Yeah, and the USPS started out with Sunday delivery along with an 1810 Congressional law requiring local offices be open at least an hour on Sundays (most opened longer than an hour). Note that in 1810 - a scant couple decades since the Revolution - many in Congress voting for such a law would have been ‘Founding Fathers’ themselves and/or would have been in line with their thinking.

Religious objections (primarily by Protestant churches) did not carry much weight in court or in the legislature because the concept of a separation of Church and State actually was more in line with most of the posts in this thread.

What ultimately killed open post offices on Sunday was churches partnering with the nascent late 19th century labor movement - it would mean at least a day of rest for workers.

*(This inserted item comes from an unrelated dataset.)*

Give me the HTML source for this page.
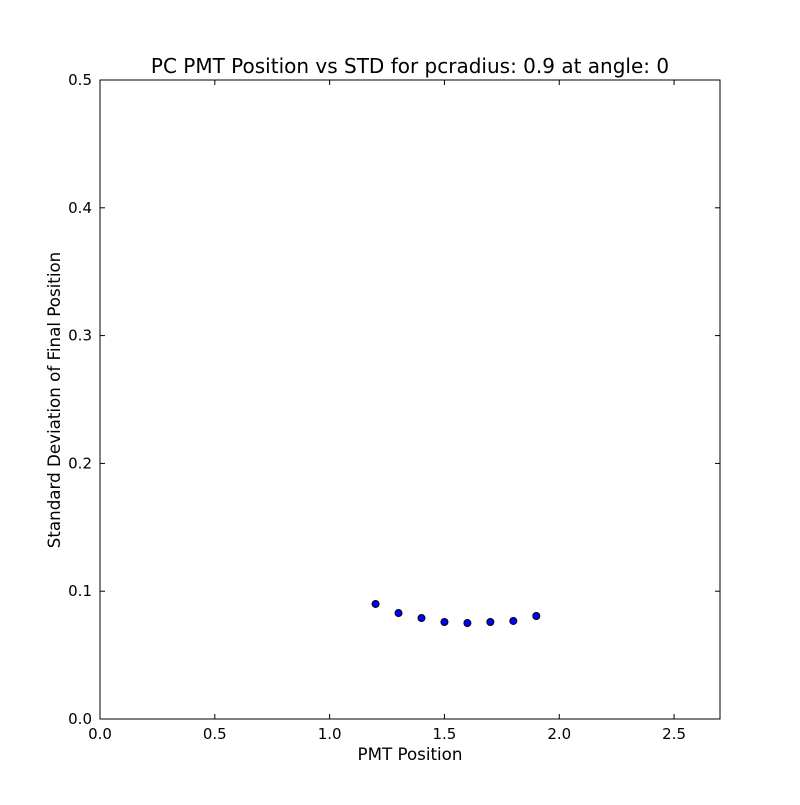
<!DOCTYPE html>
<html><head><meta charset="utf-8"><style>
body{margin:0;background:#fff;}
svg text{font-family:"DejaVu Sans","Liberation Sans",sans-serif;fill:#000;}
</style></head><body>
<svg id="chart" width="800" height="800" xmlns="http://www.w3.org/2000/svg">
<rect width="800" height="800" fill="#fff"/>
<text x="410" y="73" font-size="20" text-anchor="middle">PC PMT Position vs STD for pcradius: 0.9 at angle: 0</text>
<text x="410" y="760" font-size="16.7" text-anchor="middle">PMT Position</text>
<text transform="translate(60,400) rotate(-90)" font-size="16.7" text-anchor="middle">Standard Deviation of Final Position</text>
<g id="ticks"></g>
<g id="points"></g>
<rect x="100" y="80" width="620" height="639" fill="none" stroke="#000" stroke-width="1"/>
</svg>
<script>
const xVals=[1.2,1.3,1.4,1.5,1.6,1.7,1.8,1.9];
const yVals=[0.090,0.0829,0.0790,0.0759,0.0751,0.0759,0.0767,0.0806];
const xTicks=[0,0.5,1.0,1.5,2.0,2.5];
const xTickLabels=["0.0","0.5","1.0","1.5","2.0","2.5"];
const yTicks=[0,0.1,0.2,0.3,0.4,0.5];
const yTickLabels=["0.0","0.1","0.2","0.3","0.4","0.5"];
const L=100,R=720,T=80,B=719,XMAX=2.7,YMAX=0.5;
const sx=v=>L+v/XMAX*(R-L), sy=v=>B-v/YMAX*(B-T);
const NS="http://www.w3.org/2000/svg";
const tg=document.getElementById('ticks'), pg=document.getElementById('points');
function mk(tag,attrs,parent){const e=document.createElementNS(NS,tag);for(const k in attrs)e.setAttribute(k,attrs[k]);parent.appendChild(e);return e;}
xTicks.forEach((v,i)=>{const x=sx(v);
 mk('line',{x1:x,x2:x,y1:B,y2:B-5,stroke:'#000'},tg);
 mk('line',{x1:x,x2:x,y1:T,y2:T+5,stroke:'#000'},tg);
 const t=mk('text',{x:x,y:B+20,'font-size':15,'text-anchor':'middle'},tg);t.textContent=xTickLabels[i];
 
 });
yTicks.forEach((v,i)=>{const y=sy(v);
 mk('line',{x1:L,x2:L+5,y1:y,y2:y,stroke:'#000'},tg);
 mk('line',{x1:R,x2:R-5,y1:y,y2:y,stroke:'#000'},tg);
 const t=mk('text',{x:L-8,y:y+5,'font-size':15,'text-anchor':'end'},tg);t.textContent=yTickLabels[i];
 
 });
xVals.forEach((v,i)=>{const c=mk('circle',{cx:sx(v),cy:sy(yVals[i]),r:3.5,fill:'#0000ff',stroke:'#000','stroke-width':1},pg);
 
 });
</script>
</body></html>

In other words, it is socialism that is to blame/laud for many businesses closing on Sundays in the US.

Sorry. I think I was lumping them together.

Mind the Plymouth settlers were Puritans – Puritanism was a major religious movement in England at the time (Oliver Cromwell who later ran the country for a while was a Puritan.) But like a lot of protestant movements outside the formal church system, Puritanism devolved into a number of sects sometimes with very divergent views.

The Plymouth Pilgrims generally were different from the more influential Puritan group that was part of settling the Massachusetts Bay Colony. The Plymouth Colony wasn’t actually just a single sect of Puritans, there were a few sects in the group, the largest and most influential sect was a congregation led by William Brewster, they moved to Holland briefly in preparation for their ultimate trip to North America.

The Massachusetts Bay Colony was influenced by a different and large group of settlers about 10 years later, during the “11 Years Tyranny” of Charles I (when Charles basically tried to crackdown on Puritans–the Tyranny refers to Charles’ rule without Parliament, but it was a time of anti-Puritan activity by the monarchy), a much larger number of them moved to and settled in the Massachusetts Bay Colony (which strictly speaking was not founded by Puritans, but they became a very influential group in the colony), the Mass. Bay Colony quickly eclipsed the Plymouth Colony, and eventually absorbed it.

I"m sorry I’m late to the thread, but this is the single funniest thing I have read here this week.

They hanged four Quakers for being Quakers. That voids the right to foundation status.

And burned a hole through the tongues of some, I believe.

See that’s where the Catholics have all y’all Protestants beat. Catholic congregants keep their mouths shut during the sermon (with the exception of some laughter at the opening joke).

At least, they did when I was still a weekly attendant. No idea if that’s been generally done away with in the past 35 or so years.

I took enough of a look at the video to catch a glimpse of the preacher in question, and my first impression was that he’d probably be okay with that.

Wiki seems to disagree:

I quite like Jonathan Edwards. Interesting style.

Me too.

Unfortunately, two of the figures most commonly associated with the Great Awakening, Whitefield and Edwards were slave-owners - and Whitefield was the driving force behind legalizing slavery in the colony in which it had been illegal. John Wesley, though deserves credit for being firmly against slavery.